### Stated problem
Check every line below for the string "Rebuild", and copy the lines that contain it.

Records with drawing code
=====

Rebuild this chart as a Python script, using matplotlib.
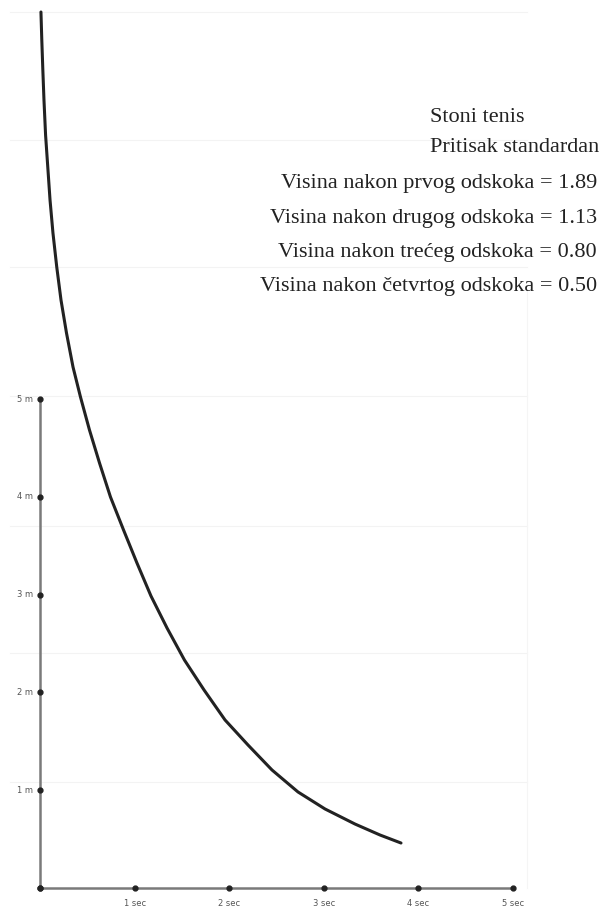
import numpy as np
import matplotlib.pyplot as plt

# bounce curve (time in sec, height in m)
t_sec = [0.010, 0.019, 0.030, 0.042, 0.059, 0.079, 0.106, 0.137, 0.177, 0.222,
         0.280, 0.349, 0.428, 0.523, 0.629, 0.745, 0.883, 1.025, 1.173, 1.343,
         1.527, 1.734, 1.956, 2.199, 2.452, 2.727, 3.013, 3.330, 3.594, 3.816]
h_m = [8.957, 8.671, 8.364, 8.057, 7.699, 7.417, 7.035, 6.697, 6.350, 6.012,
       5.675, 5.327, 5.020, 4.683, 4.346, 3.998, 3.661, 3.323, 2.986, 2.658,
       2.331, 2.025, 1.718, 1.462, 1.207, 0.982, 0.808, 0.654, 0.542, 0.460]

x_ticks = [0, 1, 2, 3, 4, 5]
x_labels = ['', '1 sec', '2 sec', '3 sec', '4 sec', '5 sec']
y_ticks = [0, 1, 2, 3, 4, 5]
y_labels = ['', '1 m', '2 m', '3 m', '4 m', '5 m']

title_lines = ['Stoni tenis', 'Pritisak standardan']
bounce_lines = ['Visina nakon prvog odskoka = 1.89',
                'Visina nakon drugog odskoka = 1.13',
                'Visina nakon trećeg odskoka = 0.80',
                'Visina nakon četvrtog odskoka = 0.50']

fig = plt.figure(figsize=(6, 9.1), dpi=100)
ax = fig.add_axes([0, 0, 1, 1])
# pixel scale: x=0 at 40px, 94.6 px/sec ; y=0 at 888px, 97.8 px/m
px_x, px_y = 94.6, 97.8
ax.set_xlim(-40 / px_x, 560 / px_x)
ax.set_ylim(-22 / px_y, 888 / px_y)
ax.axis('off')

# faint background grid
for yp in [12, 140, 267, 396, 526, 653, 782]:
    ax.axhline((888 - yp) / px_y, xmin=10 / 600, xmax=527 / 600, color='#f3f3f3', lw=0.8, zorder=0)
ax.axvline(487 / px_x, ymin=22 / 910, ymax=620 / 910, color='#f5f5f5', lw=0.8, zorder=0)

# axes lines
ax.plot([0, 5], [0, 0], color='#7a7a7a', lw=1.8, zorder=1)
ax.plot([0, 0], [0, 5], color='#7a7a7a', lw=1.8, zorder=1)
ax.plot(x_ticks, [0] * len(x_ticks), 'o', color='#222222', ms=3.5, zorder=2)
ax.plot([0] * len(y_ticks), y_ticks, 'o', color='#222222', ms=3.5, zorder=2)

for x, lab in zip(x_ticks, x_labels):
    ax.text(x, -16 / px_y, lab, ha='center', va='center', fontsize=6, color='#555555')
for y, lab in zip(y_ticks, y_labels):
    ax.text(-7 / px_x, y, lab, ha='right', va='center', fontsize=6, color='#555555')

# the curve
ax.plot(t_sec, h_m, color='#222222', lw=2.2, solid_capstyle='round', zorder=3)

# text block
serif = 'Liberation Serif'
title_base = [122, 152]
bounce_base = [188, 222.5, 257, 291.5]
for yp, s in zip(title_base, title_lines):
    fig.text(430 / 600, 1 - yp / 910, s, ha='left', va='baseline',
             fontsize=16, family=serif, color='#222222')
for yp, s in zip(bounce_base, bounce_lines):
    fig.text(597 / 600, 1 - yp / 910, s, ha='right', va='baseline',
             fontsize=16, family=serif, color='#222222')

fig.savefig('out.png', dpi=100)
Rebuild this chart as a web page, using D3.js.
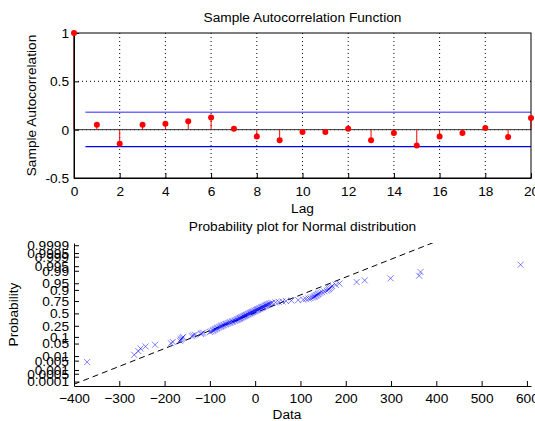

=====

### Task result
Rebuild this chart as a Python script, using matplotlib.
Rebuild this chart as a web page, using D3.js.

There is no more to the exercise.